Ça sert à donner du courage

A ceux qui n'en ont pas du tout.

 

   (Pour se moquer de nous, pour continuer l'ancien canular. Ils raillent. Ils (se) rient de nous.)

 Oui pas du tout (bis) (ter) (quaterque) (beati) et autres, reprennent-ils en choeur au refrain, parce qu'ils sont nombreux et qu'ils forment un choeur. Et pour se consoler le solitaire philosophe reprend en sourdine (parce que le pauvre philosophe ne chante jamais qu'en lui- même) :

   (Il a généralement la voix fausse (j'entends la voix temporelle).

 

Ça sert à donner du courage

A ceux qui n'en ont pas besoin.

 

   Il faut qu'ils avancent, qu'ils donnent du rendement. Ils avancent, avec célérité. Avant tout ils sont célères. Avant tout, sur tout, en tout, uniquement il faut qu'ils aillent, qu'ils passent leur chemin, qu'ils fassent leur chemin.

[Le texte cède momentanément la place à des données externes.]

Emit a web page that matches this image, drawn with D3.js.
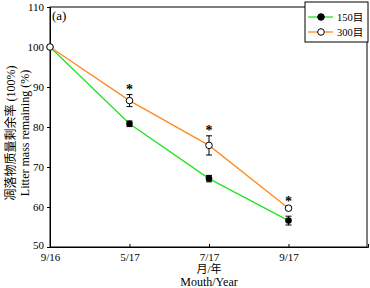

   Et alors nous sommes toujours assis; l'air sot, sur notre borne kilométrique. Et nous ne disons rien, parce que le philosophe a la voix fausse, au moins quand il chante, au moins pour chanter. La voix désagréable. Seulement quand il dit quelquefois quelque chose, rarement, en bafouillant, en balbutiant, sans éloquence, bon Dieu, surtout sans éloquence, dans une hésitation perpétuelle, nullement orateur, surtout nullement orateur, nullement oratoire, on entend tout de même qu'il a la voix juste; qu'il dit des paroles justes; que sa parole est juste ; et non seulement qu'il n'y a peut- être que lui qui parle juste, mais même qu'il est peut être le seul, qu'il n'y a peut-être que lui qui dit quelque chose »

 

       Charles Péguy. Deuxième élégie XXX, 1908, dans Péguy tel qu'on l'ignore, Idées Gallimard 1973. p.239 à 244. Textes présentés par Jean Bastaire.